Friday, hundreds of strangers turned out to salute a fallen West Virginia veteran. Only a handful knew him; most didn’t know him at all.

Paul Jamison, a 64-year-old former Marine, passed away Wednesday at the Golden Living Center-Riverside in St. Albans. He left no known survivors.

But his situation touched the hearts of many, and they came out to pay their respects.

One couple, Harry and Rhonda Mitchell, saw Mr. Jamison’s obituary in the paper. “That line, ‘After an extensive search, there are no known survivors,’ really struck a chord with us,” Harry told us.

Harry is a self-described military brat who grew up mostly in Clarksburg; his wife a veteran of the U.S. Army. Though they had no personal connection with Mr. Jamison, the Mitchell’s made the time to attend his funeral at Donel C. Kinnard State Veterans Cemetery in Dunbar.

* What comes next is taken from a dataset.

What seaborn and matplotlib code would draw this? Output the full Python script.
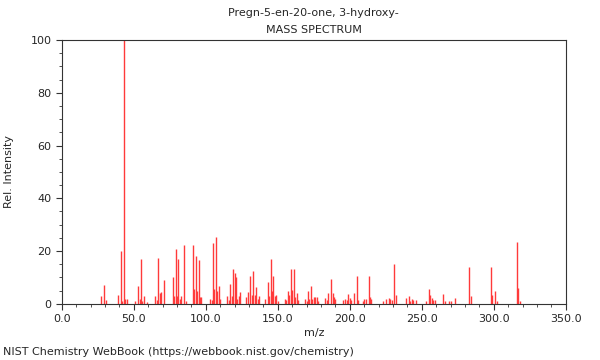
import matplotlib
matplotlib.use("Agg")
import matplotlib.pyplot as plt
import seaborn as sns
import pandas as pd
from matplotlib.ticker import MultipleLocator, FormatStrFormatter

# spectre de masa
mz = [27, 29, 31, 39, 41, 42, 43, 44, 45, 51, 53, 54, 55, 56, 57, 59,
      65, 66, 67, 68, 69, 71, 77, 78, 79, 80, 81, 82, 83, 85, 86,
      91, 92, 93, 94, 95, 96, 97, 103, 104, 105, 106, 107, 108, 109, 110,
      115, 116, 117, 118, 119, 120, 121, 122, 123, 124, 128, 129, 131, 132,
      133, 134, 135, 136, 137, 141, 143, 144, 145, 146, 147, 148, 149, 150,
      155, 156, 157, 158, 159, 160, 161, 162, 163, 164, 169, 170, 171, 172,
      173, 174, 175, 176, 177, 178, 183, 184, 185, 187, 188, 189, 190, 195,
      197, 198, 199, 200, 201, 203, 205, 206, 209, 210, 211, 213, 214, 215,
      223, 225, 227, 228, 229, 231, 232, 239, 241, 242, 243, 244, 246,
      253, 255, 256, 257, 258, 259, 265, 266, 269, 270, 273, 283, 284,
      298, 299, 301, 302, 316, 317, 318]
intens = [3.1, 7.2, 1.3, 3.2, 20.2, 1.2, 100.0, 2.0, 1.8, 1.0, 6.8, 2.0, 16.9, 1.2, 3.0, 0.8,
          3.0, 1.5, 17.3, 4.0, 4.6, 9.1, 10.0, 2.8, 20.7, 3.0, 16.9, 2.0, 3.0, 22.3, 1.0,
          22.3, 5.7, 18.2, 5.0, 16.7, 2.5, 2.5, 2.0, 1.5, 23.2, 5.7, 25.3, 5.0, 6.8, 2.0,
          3.0, 1.5, 7.4, 3.0, 13.3, 11.6, 10.0, 2.0, 3.0, 4.3, 2.5, 4.5, 10.6, 3.4,
          12.3, 3.4, 6.3, 2.0, 3.0, 2.0, 8.2, 3.0, 16.9, 4.8, 10.6, 3.0, 3.4, 1.0,
          1.9, 1.5, 4.9, 3.4, 13.3, 5.3, 13.1, 2.5, 4.0, 1.3, 2.0, 1.0, 4.7, 2.0,
          6.6, 2.0, 2.5, 2.5, 2.5, 1.0, 2.2, 1.5, 4.0, 9.5, 4.0, 2.5, 2.0, 1.6,
          2.0, 1.5, 3.9, 2.3, 1.5, 4.0, 10.7, 1.5, 1.0, 2.0, 2.0, 10.5, 2.5, 2.0,
          1.0, 1.9, 2.3, 2.0, 1.5, 15.2, 3.4, 2.3, 3.0, 1.2, 2.0, 1.5, 1.5,
          1.0, 5.7, 3.4, 2.3, 1.5, 1.5, 3.8, 1.0, 1.2, 1.0, 2.2, 14.1, 3.0,
          14.1, 3.4, 4.9, 1.1, 23.5, 6.0, 1.0]

spectru = pd.DataFrame({'mz': mz, 'intens': intens})

sns.set_style('ticks')
plt.rcParams['font.family'] = ['DejaVu Sans']

fig = plt.figure(figsize=(6, 3.6), dpi=100)
ax = fig.add_axes([0.103, 0.156, 0.84, 0.733])

ax.vlines(spectru['mz'], 0, spectru['intens'], color='#ff3a3a', linewidth=1.0)

ax.set_xlim(0, 350)
ax.set_ylim(0, 100)
ax.xaxis.set_major_locator(MultipleLocator(50))
ax.xaxis.set_minor_locator(MultipleLocator(10))
ax.yaxis.set_major_locator(MultipleLocator(20))
ax.yaxis.set_minor_locator(MultipleLocator(5))
ax.xaxis.set_major_formatter(FormatStrFormatter('%.1f'))
ax.tick_params(which='major', length=4, width=0.8, labelsize=8, color='#333333')
ax.tick_params(which='minor', length=2, width=0.6, color='#333333')
for s in ax.spines.values():
    s.set_visible(True)
    s.set_linewidth(0.8)
    s.set_color('#333333')

ax.set_xlabel('m/z', fontsize=8, labelpad=3)
ax.set_ylabel('Rel. Intensity', fontsize=8, labelpad=12)

fig.text(0.523, 0.965, 'Pregn-5-en-20-one, 3-hydroxy-', ha='center', va='center', fontsize=8)
fig.text(0.523, 0.917, 'MASS SPECTRUM', ha='center', va='center', fontsize=8)
fig.text(0.005, 0.022, 'NIST Chemistry WebBook (https://webbook.nist.gov/chemistry)',
         ha='left', va='center', fontsize=8)

fig.savefig('out.png', dpi=100)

“We were shocked by the turnout. It was huge.”

Mr. Jamison was laid to rest with full military honors and a 21-gun salute. Members of Brothers in Blue, Patriot Guard, Highways and Motorcycle Ministries, and even cadets from the West Virginia State Police Academy paid their respects.

Paul Emmitt Jamison was born September 17, 1952 in Mobile, Alabama. He joined the United States Marine Corps on April 7, 1971 in Jackson, Mississippi, during the Vietnam War.

He spent the last several years of his life in Dunbar. Those who knew him said he was a very friendly man who was reserved about his past.

After Mr. Jamison’s passing, Affordable Cremations of West Virginia helped locate his military records, said Mike Luikhart, Funeral Director. Luikhart said he had never encountered a situation like this.

The flag that draped Mr. Jamison’s casket will be flown on the cemetery’s Avenue of Flags.

“I will never forget him,” said one friend who asked not to be named. “He was a sweetheart, but most veterans are.”